In an earlier interview, he was noncommittal on whether he would support Trump should the former president become the Republican nominee for the White House in 2024 (“I’ll evaluate it when people step up,” he told The Sentinel in June).
The winner of the 2nd Congressional District GOP primary will face five-term U.S. Rep. Annie Kuster of Hopkinton in the Nov. 8 general election. She has also denied any prior knowledge of or coordination in the mailings at issue, according to the Attorney General’s Office.
The Republican field for the primary includes Lily Tang Williams of Weare; Scott Black of Whitefield; Michael Callis of Conway; Jay Mercer of Nashua; and Dean A. Poirier of Concord.
“Ann Kuster is nervous about having me as an opponent,” Hansel said.

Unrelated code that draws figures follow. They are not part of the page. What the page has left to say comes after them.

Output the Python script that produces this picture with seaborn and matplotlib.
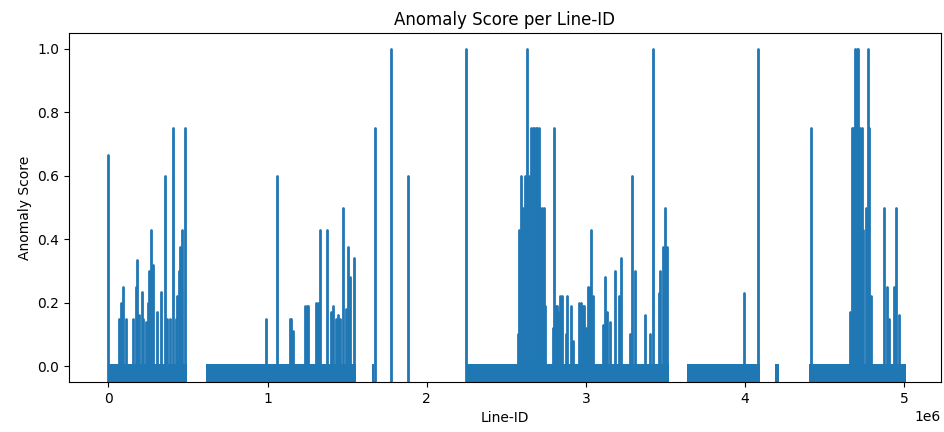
import matplotlib
matplotlib.use("Agg")
import matplotlib.pyplot as plt
import numpy as np
import pandas as pd
import seaborn as sns

# Line-ID ranges where every line in the range scored 0
zero_start = [0, 613_000, 1_654_000, 2_245_000, 3_635_000, 4_190_000, 4_405_000]
zero_end = [492_000, 1_557_000, 1_669_000, 3_521_000, 4_097_000, 4_212_000, 5_012_000]

# Line-IDs with a non-zero anomaly score
spike_ids = [
    0, 69_000, 80_000, 90_000, 110_000, 157_000, 172_000, 182_000, 193_000,
    210_000, 216_000, 236_000, 251_000, 257_000, 268_000, 281_000, 308_000,
    329_000, 354_000, 370_000, 387_000, 404_000, 425_000, 433_000, 442_000,
    450_000, 463_000, 480_000,
    991_000, 1_058_000, 1_138_000, 1_147_000, 1_157_000, 1_232_000, 1_245_000,
    1_257_000, 1_307_000, 1_319_000, 1_327_000, 1_371_000, 1_398_000,
    1_408_000, 1_430_000, 1_442_000, 1_455_000, 1_471_000, 1_490_000,
    1_505_000, 1_519_000, 1_545_000, 1_675_000, 1_775_000, 1_880_000,
    2_247_000, 2_574_000, 2_582_000, 2_595_000, 2_606_000, 2_616_000,
    2_633_000, 2_645_000, 2_656_000, 2_666_000, 2_676_000, 2_686_000,
    2_696_000, 2_704_000, 2_714_000, 2_725_000, 2_735_000, 2_746_000,
    2_792_000, 2_800_000, 2_810_000, 2_818_000, 2_823_000, 2_840_000,
    2_850_000, 2_876_000, 2_884_000, 2_909_000, 2_918_000, 2_960_000,
    2_970_000, 2_980_000, 2_990_000, 3_000_000, 3_012_000, 3_024_000,
    3_033_000, 3_042_000, 3_109_000, 3_119_000, 3_134_000, 3_155_000,
    3_186_000, 3_211_000, 3_224_000, 3_280_000, 3_287_000, 3_308_000,
    3_371_000, 3_406_000, 3_423_000, 3_458_000, 3_469_000, 3_486_000,
    3_500_000, 3_511_000, 3_993_000, 4_081_000, 4_417_000, 4_660_000,
    4_670_000, 4_681_000, 4_691_000, 4_702_000, 4_713_000, 4_723_000,
    4_733_000, 4_744_000, 4_758_000, 4_771_000, 4_781_000, 4_794_000,
    4_874_000, 4_891_000, 4_905_000, 4_937_000, 4_952_000, 4_968_000,
]
spike_scores = [
    0.667, 0.15, 0.20, 0.25, 0.15, 0.15, 0.25, 0.333, 0.16,
    0.235, 0.15, 0.14, 0.20, 0.30, 0.43, 0.32, 0.17,
    0.235, 0.60, 0.15, 0.15, 0.75, 0.15, 0.22, 0.30,
    0.375, 0.43, 0.75,
    0.15, 0.60, 0.15, 0.15, 0.11, 0.19, 0.19,
    0.19, 0.20, 0.20, 0.43, 0.43, 0.17,
    0.19, 0.15, 0.16, 0.15, 0.50, 0.18,
    0.375, 0.28, 0.34, 0.75, 1.0, 0.60,
    1.0, 0.10, 0.43, 0.60, 0.50, 0.60,
    1.0, 0.60, 0.75, 0.75, 0.75, 0.75,
    0.75, 0.75, 0.50, 0.50, 0.50, 0.19,
    0.12, 0.75, 0.19, 0.19, 0.17, 0.22,
    0.22, 0.10, 0.22, 0.19, 0.08, 0.20,
    0.20, 0.19, 0.19, 0.12, 0.25, 0.25,
    0.43, 0.22, 0.13, 0.28, 0.17, 0.14,
    0.30, 0.22, 0.34, 0.10, 0.60, 0.30,
    0.16, 0.10, 1.0, 0.23, 0.30, 0.375,
    0.50, 0.375, 0.23, 1.0, 0.75, 0.17,
    0.75, 0.75, 1.0, 1.0, 1.0, 0.75,
    0.75, 0.43, 0.50, 1.0, 0.75, 0.22,
    0.50, 0.25, 0.15, 0.25, 0.50, 0.16,
]

color = "#1f77b4"
y_lo, y_hi = -0.05, 1.05

fig = plt.figure(figsize=(9.44, 4.32), dpi=100)
ax = fig.add_axes([69 / 944, 1 - 382 / 432, (941 - 69) / 944, (382 - 33) / 432])

# each scored line is a vertical stroke rising from the floor of the view
rows = []
for i, (lid, s) in enumerate(zip(spike_ids, spike_scores)):
    rows.append({"Line-ID": lid, "Anomaly Score": y_lo, "unit": i})
    rows.append({"Line-ID": lid, "Anomaly Score": s, "unit": i})
df = pd.DataFrame(rows)

# dense runs of zero-scored lines
for s, e in zip(zero_start, zero_end):
    ax.fill_between([s, e], y_lo, 0.008, color=color, lw=0)

sns.lineplot(data=df, x="Line-ID", y="Anomaly Score", units="unit",
             estimator=None, sort=False, color=color, lw=2.0, ax=ax)
for line in ax.get_lines():
    line.set_solid_capstyle("round")

ax.set_xlim(-248_000, 5_232_000)
ax.set_ylim(y_lo, y_hi)
ax.set_title("Anomaly Score per Line-ID", fontsize=12)
ax.set_xlabel("Line-ID")
ax.set_ylabel("Anomaly Score")

fig.savefig("out.png", dpi=100)
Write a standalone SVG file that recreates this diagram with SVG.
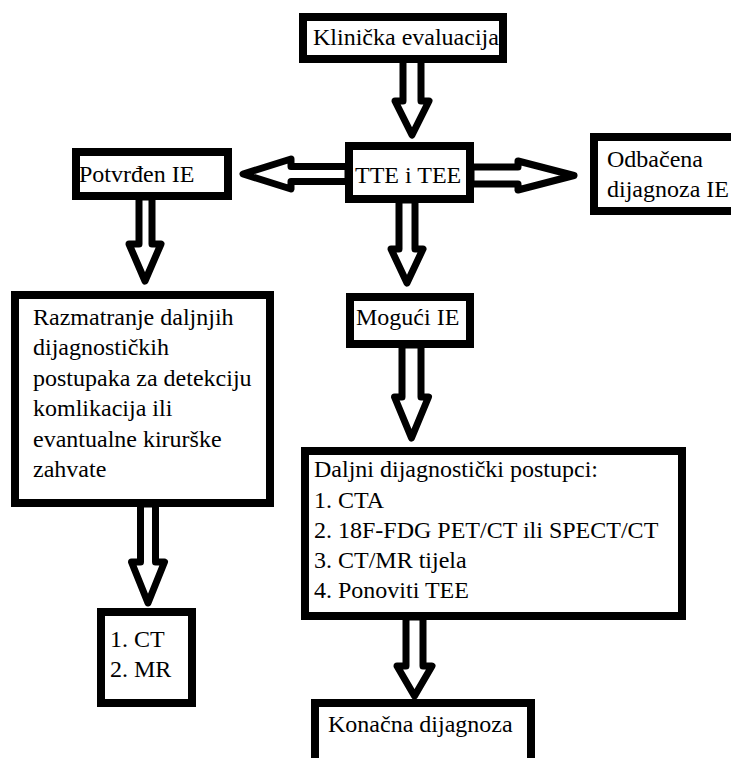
<svg xmlns="http://www.w3.org/2000/svg" width="731" height="758" viewBox="0 0 731 758">
<style>
.box{fill:#fff;stroke:#000;stroke-width:8}
.arr{fill:#fff;stroke:#000;stroke-width:7;stroke-linejoin:round}
.t{font-family:'Liberation Serif','Times New Roman',Times,'DejaVu Serif',serif;font-size:24px;fill:#000}
</style>
<rect width="731" height="758" fill="#fff"/>
<g id="connectors">
<path class="arr" d="M403,58 L403,101 L395,101 L412,135 L429,101 L421,101 L421,58 Z"/>
<path class="arr" d="M399,200 L399,249 L391,249 L407,283 L423,249 L415,249 L415,200 Z"/>
<path class="arr" d="M402,345 L402,397 L394.5,397 L411.5,438 L428.5,397 L421,397 L421,345 Z"/>
<path class="arr" d="M406,617 L406,666 L397,666 L414.5,696 L432,666 L423,666 L423,617 Z"/>
<path class="arr" d="M139,197 L139,244 L129,244 L145,281 L161,244 L152,244 L152,197 Z"/>
<path class="arr" d="M140.5,504 L140.5,562 L131.5,562 L148,603 L164.5,562 L155.5,562 L155.5,504 Z"/>
<path class="arr" d="M348,166.5 L291,166.5 L291,159 L243,174 L291,189 L291,181.5 L348,181.5 Z"/>
<path class="arr" d="M471,167 L518,167 L518,161 L574,175.5 L518,190 L518,184 L471,184 Z"/>
</g>
<g id="n-klinicka">
<rect class="box" x="303" y="17" width="200" height="42"/>
<text class="t" x="313" y="45">Klinička evaluacija</text>
</g>
<g id="n-tte">
<rect class="box" x="349" y="146" width="121" height="53"/>
<text class="t" x="355" y="183">TTE i TEE</text>
</g>
<g id="n-potvrden">
<rect class="box" x="76" y="152" width="152" height="44"/>
<text class="t" x="79" y="182">Potvrđen IE</text>
</g>
<g id="n-odbacena">
<rect class="box" x="594" y="137" width="150" height="74"/>
<text class="t" x="607" y="167">Odbačena</text>
<text class="t" x="607" y="197">dijagnoza IE</text>
</g>
<g id="n-moguci">
<rect class="box" x="350" y="297" width="120" height="47"/>
<text class="t" x="356" y="325">Mogući IE</text>
</g>
<g id="n-razmatranje">
<rect class="box" x="15" y="295" width="255" height="208"/>
<text class="t" x="33" y="325">Razmatranje daljnjih</text>
<text class="t" x="33" y="355.4">dijagnostičkih</text>
<text class="t" x="33" y="385.8">postupaka za detekciju</text>
<text class="t" x="33" y="416.2">komlikacija ili</text>
<text class="t" x="33" y="446.6">evantualne kirurške</text>
<text class="t" x="33" y="477">zahvate</text>
</g>
<g id="n-daljni">
<rect class="box" x="305" y="451" width="377" height="165"/>
<text class="t" x="314" y="477">Daljni dijagnostički postupci:</text>
<text class="t" x="314" y="508">1. CTA</text>
<text class="t" x="314" y="538">2. 18F-FDG PET/CT ili SPECT/CT</text>
<text class="t" x="314" y="568">3. CT/MR tijela</text>
<text class="t" x="314" y="598">4. Ponoviti TEE</text>
</g>
<g id="n-ctmr">
<rect class="box" x="101" y="612" width="91" height="91"/>
<text class="t" x="110" y="647">1. CT</text>
<text class="t" x="110" y="677">2. MR</text>
</g>
<g id="n-konacna">
<rect class="box" x="315" y="703" width="216" height="80"/>
<text class="t" x="328" y="732">Konačna dijagnoza</text>
</g>
</svg>
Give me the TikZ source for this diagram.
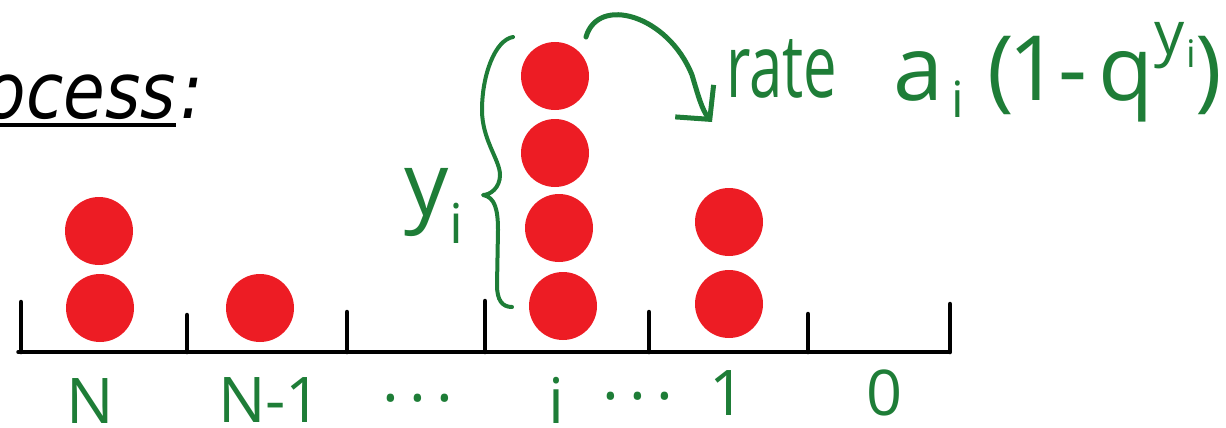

One of the mailers quotes Burns from an Aug. 1 debate:
“I’m the only person up here who voted for Trump in 2016. I am the only America First candidate up here and I’m the only person committed to supporting Trump in the future.”
Another one shows a picture of Burns and Trump, both men holding their thumbs up, next to the headline, “I stand with TRUMP.”
One of the mailers said Hansel does not oppose sanctuary cities, or areas where officials limit cooperation with federal immigration officials. In reality, Hansel, when he was a Keene city councilor in 2017, voted against a resolution to limit such cooperation.
Burns, who worked on Trump’s 2016 presidential campaign, is a former Hillsborough County treasurer.
He is not bashful about his support for the former president, but he does question why the state Attorney General’s Office is interested in campaign mailings for a federal office.
He said he thinks Republican Gov. Chris Sununu is behind the investigation and the news release. Sununu has endorsed Hansel’s candidacy.
“He [Sununu] is weaponizing the New Hampshire Department of Justice against me,” Burns said in an interview Friday.
Ben Vihstadt, a spokesman for Sununu, had a one-word reaction to that allegation: “Ridiculous.”
Michael S. Garrity, a spokesman for the Attorney General’s Office, acknowledged that criminal election law violations involving federal candidates are generally enforceable only by federal authorities, but he also said the N.H. attorney general is not trying to benefit any one candidate.
“This office does not play politics,” he wrote in an email. “The Attorney General has been very clear that we are going to vigorously enforce our election laws and that is what we are doing.”
In Friday’s news release, the Attorney General’s Office said the mailers were produced by Massachusetts printing company Reynolds DeWalt.
That company’s website shows campaign products that were made for various Democratic campaigns.
Some Democratic groups have been funding certain Republican candidates across the nation in hopes of setting the field for success in the general election.
OpenSecrets.org, a nonprofit group that tracks political expenditures, has reported that organizations aligned with the Democratic Party have spent nearly $44 million on far-right candidates in California, Colorado, Pennsylvania, Illinois and Maryland this election cycle.
Meanwhile, Politico reported this week that Democrats Serve, a new political action committee that backs Democratic candidates, has booked $94,000 on TV ads for Burns.
The 2nd Congressional District covers the Monadnock Region and the northern and eastern portions of the state.